Source : commission des finances du Sénat
Les CP de la mission, à périmètre constant, hors contribution au CAS « Pensions », doivent, selon la LPM12(*), être portés à 67,4 milliards d'euros en 2030. La trajectoire programmée prévoit ainsi un taux de croissance annuel moyen de 6,1 % des crédits de la mission.
Trajectoire en crédits de paiement prévue par la LPM 2024-2030
(en milliards d'euros courants et en pourcentage)
Source : commission des finances du Sénat, d'après la LPM 2024-2030
Doivent s'y ajouter 13,3 milliards d'euros tirés de trois leviers :
- un financement interministériel du soutien à l'Ukraine (1,2 milliard d'euros) ;
- des ajustements de dépenses (6,2 milliards d'euros) ;
- des ressources extrabudgétaires (5,9 milliards d'euros, REB).
L'effort budgétaire porté par la LPM vise plusieurs priorités, dont les principales sont :
- la modernisation des équipements, qui n'avait néanmoins pas empêché de décaler des cibles à l'horizon 2035 sur certains segments pourtant majeurs concernant les trois forces, notamment le programme Scorpion de l'armée de Terre et le programme Rafale ;
- le renforcement net des effectifs du ministère des armées de 6 300 ETP et de 40 000 réservistes ;
- l'augmentation des niveaux de préparation, de capacités opérationnelles et de disponibilité des matériels ;
- le renforcement de la base industrielle et technologique de défense (BITD) en France et en Europe.
Dans un contexte de hausse du coût des matériels, l'enveloppe budgétaire prévue par la LPM 2024-2030 permet ainsi d'assurer la modernisation des armées.
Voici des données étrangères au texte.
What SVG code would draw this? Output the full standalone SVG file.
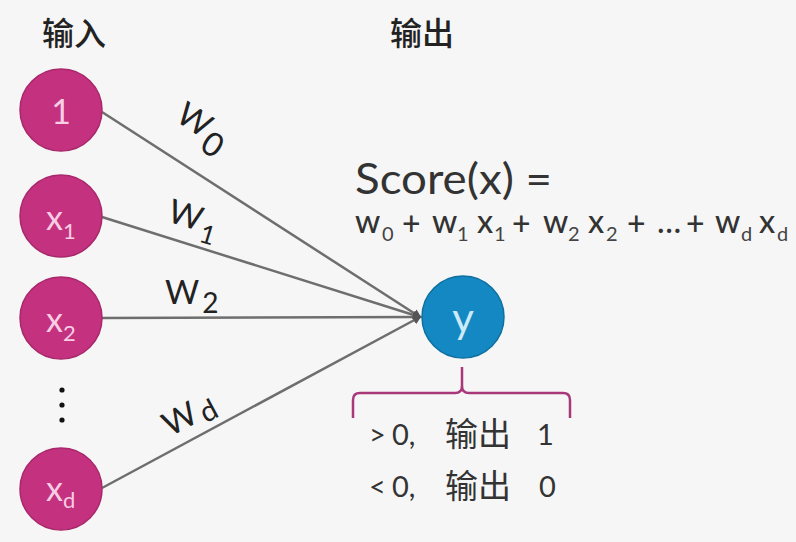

En revanche, elle ne permet pas véritablement le rehaussement de leur format.
* 8 Loi n° 2018-607 du 13 juillet 2018 relative à la programmation militaire pour les années 2019 à 2025 et portant diverses dispositions intéressant la défense.
* 9 Loi n° 2023-703 du 1er août 2023 relative à la programmation militaire pour les années 2024 à 2030 et portant diverses dispositions intéressant la défense.
* 10 Rapport d'information fait au nom de la commission des affaires étrangères, de la défense et des forces armées du Sénat sur : « Une LPM qui laisse de nombreux enjeux capacitaires », M. Cédric Perrin et Mme Hélène Conway-Mouret, 7 juin 2023.
* 11 Stockholm International Peace Research Institute (SIPRI), institut de référence mondiale, spécialisé dans la recherche en matière de conflits et d'armement.
* 12 LPM 2024-2030 dont la trajectoire budgétaire est finalement réhaussée à compter de 2026 et qui va être actualisée, voir infra.